Rows from a dataset of charts and code:
============================================================
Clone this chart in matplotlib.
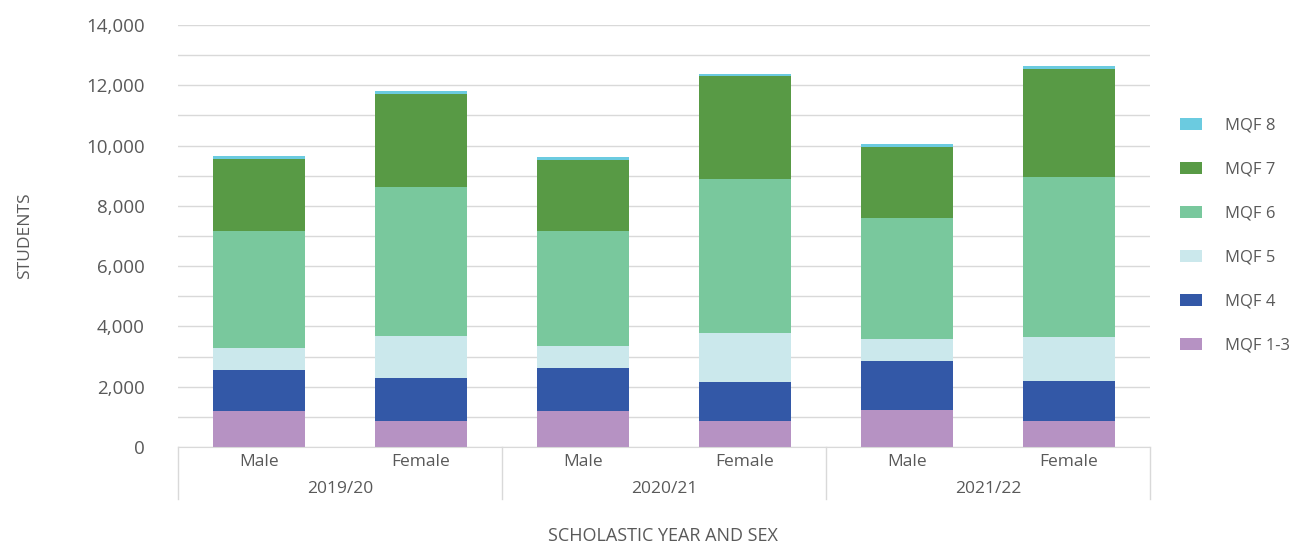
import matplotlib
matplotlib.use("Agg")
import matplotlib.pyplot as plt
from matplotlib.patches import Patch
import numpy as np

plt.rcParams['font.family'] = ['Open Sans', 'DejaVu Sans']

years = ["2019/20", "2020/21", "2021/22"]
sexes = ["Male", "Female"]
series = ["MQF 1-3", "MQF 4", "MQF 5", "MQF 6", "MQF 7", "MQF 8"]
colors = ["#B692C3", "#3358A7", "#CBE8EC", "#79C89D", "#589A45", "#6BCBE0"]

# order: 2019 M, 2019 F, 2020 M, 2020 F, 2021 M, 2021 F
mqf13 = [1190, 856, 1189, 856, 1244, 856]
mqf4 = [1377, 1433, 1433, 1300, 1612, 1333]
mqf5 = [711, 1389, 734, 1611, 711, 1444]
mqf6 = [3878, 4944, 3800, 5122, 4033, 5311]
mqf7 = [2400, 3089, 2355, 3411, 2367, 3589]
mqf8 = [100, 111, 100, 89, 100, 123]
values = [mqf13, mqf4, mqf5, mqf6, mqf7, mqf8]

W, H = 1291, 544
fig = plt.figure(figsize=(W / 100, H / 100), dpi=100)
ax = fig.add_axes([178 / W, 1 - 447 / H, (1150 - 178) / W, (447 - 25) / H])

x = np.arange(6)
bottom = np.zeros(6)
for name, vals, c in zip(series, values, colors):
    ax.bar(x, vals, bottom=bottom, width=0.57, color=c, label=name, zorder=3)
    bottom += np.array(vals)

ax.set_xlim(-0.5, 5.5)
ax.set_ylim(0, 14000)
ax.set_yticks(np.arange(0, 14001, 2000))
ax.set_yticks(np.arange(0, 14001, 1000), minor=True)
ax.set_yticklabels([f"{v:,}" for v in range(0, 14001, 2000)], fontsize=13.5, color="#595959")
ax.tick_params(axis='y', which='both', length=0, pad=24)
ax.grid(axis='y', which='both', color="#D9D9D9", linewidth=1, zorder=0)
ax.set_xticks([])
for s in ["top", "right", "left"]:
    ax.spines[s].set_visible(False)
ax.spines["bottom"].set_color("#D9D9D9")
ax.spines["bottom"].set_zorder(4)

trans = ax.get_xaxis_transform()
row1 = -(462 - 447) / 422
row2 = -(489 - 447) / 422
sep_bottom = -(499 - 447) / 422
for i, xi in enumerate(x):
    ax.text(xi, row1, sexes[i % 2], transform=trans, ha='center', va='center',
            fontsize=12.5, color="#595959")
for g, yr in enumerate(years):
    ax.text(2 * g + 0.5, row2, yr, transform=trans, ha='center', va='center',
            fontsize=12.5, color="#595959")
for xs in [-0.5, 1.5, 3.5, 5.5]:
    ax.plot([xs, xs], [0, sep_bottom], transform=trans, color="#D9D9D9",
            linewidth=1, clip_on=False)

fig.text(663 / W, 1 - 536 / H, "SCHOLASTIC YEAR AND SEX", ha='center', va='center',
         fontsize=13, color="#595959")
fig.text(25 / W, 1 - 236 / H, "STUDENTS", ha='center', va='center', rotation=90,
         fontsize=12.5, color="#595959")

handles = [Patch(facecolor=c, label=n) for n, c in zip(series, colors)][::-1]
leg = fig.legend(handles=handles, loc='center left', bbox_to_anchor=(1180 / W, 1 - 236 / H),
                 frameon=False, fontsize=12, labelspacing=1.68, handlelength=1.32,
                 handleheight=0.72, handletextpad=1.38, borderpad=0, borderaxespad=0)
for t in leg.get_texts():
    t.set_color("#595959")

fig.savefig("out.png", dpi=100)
============================================================
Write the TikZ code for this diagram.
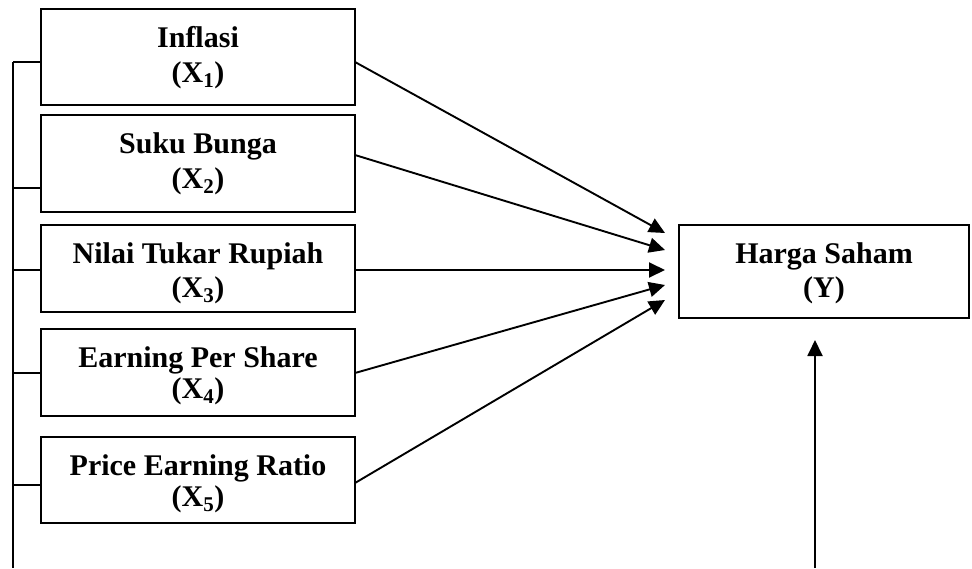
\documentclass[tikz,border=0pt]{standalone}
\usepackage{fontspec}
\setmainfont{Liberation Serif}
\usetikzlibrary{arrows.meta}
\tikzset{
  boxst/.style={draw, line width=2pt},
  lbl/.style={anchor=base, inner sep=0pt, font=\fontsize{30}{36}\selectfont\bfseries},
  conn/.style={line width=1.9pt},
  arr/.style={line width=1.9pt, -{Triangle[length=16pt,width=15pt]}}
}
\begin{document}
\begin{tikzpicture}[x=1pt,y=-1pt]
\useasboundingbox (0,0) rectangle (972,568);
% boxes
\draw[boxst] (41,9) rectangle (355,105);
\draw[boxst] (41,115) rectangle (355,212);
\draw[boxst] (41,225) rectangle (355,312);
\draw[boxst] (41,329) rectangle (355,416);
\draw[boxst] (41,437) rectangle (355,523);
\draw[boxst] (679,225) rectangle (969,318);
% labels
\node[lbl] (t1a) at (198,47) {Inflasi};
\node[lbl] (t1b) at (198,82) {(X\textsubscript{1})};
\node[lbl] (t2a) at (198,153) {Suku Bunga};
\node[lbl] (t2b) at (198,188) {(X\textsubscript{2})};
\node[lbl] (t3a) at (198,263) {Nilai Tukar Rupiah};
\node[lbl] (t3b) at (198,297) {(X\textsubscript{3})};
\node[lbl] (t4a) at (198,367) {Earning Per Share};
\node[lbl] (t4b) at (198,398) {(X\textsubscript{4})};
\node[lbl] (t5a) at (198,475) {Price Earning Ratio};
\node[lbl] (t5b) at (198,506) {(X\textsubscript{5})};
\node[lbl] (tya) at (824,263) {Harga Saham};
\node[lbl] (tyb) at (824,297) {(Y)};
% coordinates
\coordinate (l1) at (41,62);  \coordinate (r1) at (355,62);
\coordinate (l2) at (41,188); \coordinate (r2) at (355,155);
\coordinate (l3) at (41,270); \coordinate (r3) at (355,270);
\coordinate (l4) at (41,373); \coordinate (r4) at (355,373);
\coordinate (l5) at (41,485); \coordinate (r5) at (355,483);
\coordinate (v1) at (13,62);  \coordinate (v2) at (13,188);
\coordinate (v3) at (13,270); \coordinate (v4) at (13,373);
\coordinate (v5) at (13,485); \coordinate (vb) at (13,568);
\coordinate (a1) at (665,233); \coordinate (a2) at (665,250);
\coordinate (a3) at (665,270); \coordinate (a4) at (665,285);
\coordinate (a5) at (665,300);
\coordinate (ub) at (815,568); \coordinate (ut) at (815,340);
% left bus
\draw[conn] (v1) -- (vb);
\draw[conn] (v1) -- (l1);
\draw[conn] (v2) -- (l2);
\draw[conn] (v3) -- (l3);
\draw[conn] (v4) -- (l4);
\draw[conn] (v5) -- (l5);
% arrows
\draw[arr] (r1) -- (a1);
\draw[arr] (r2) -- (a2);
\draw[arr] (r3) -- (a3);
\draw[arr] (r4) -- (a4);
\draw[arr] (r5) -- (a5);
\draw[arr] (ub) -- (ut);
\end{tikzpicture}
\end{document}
============================================================
Description of the task |
Extract from the material all lines containing the string "matplotlib".

Final result |
Clone this chart in matplotlib.
import matplotlib
matplotlib.use("Agg")
import matplotlib.pyplot as plt
from matplotlib.patches import Patch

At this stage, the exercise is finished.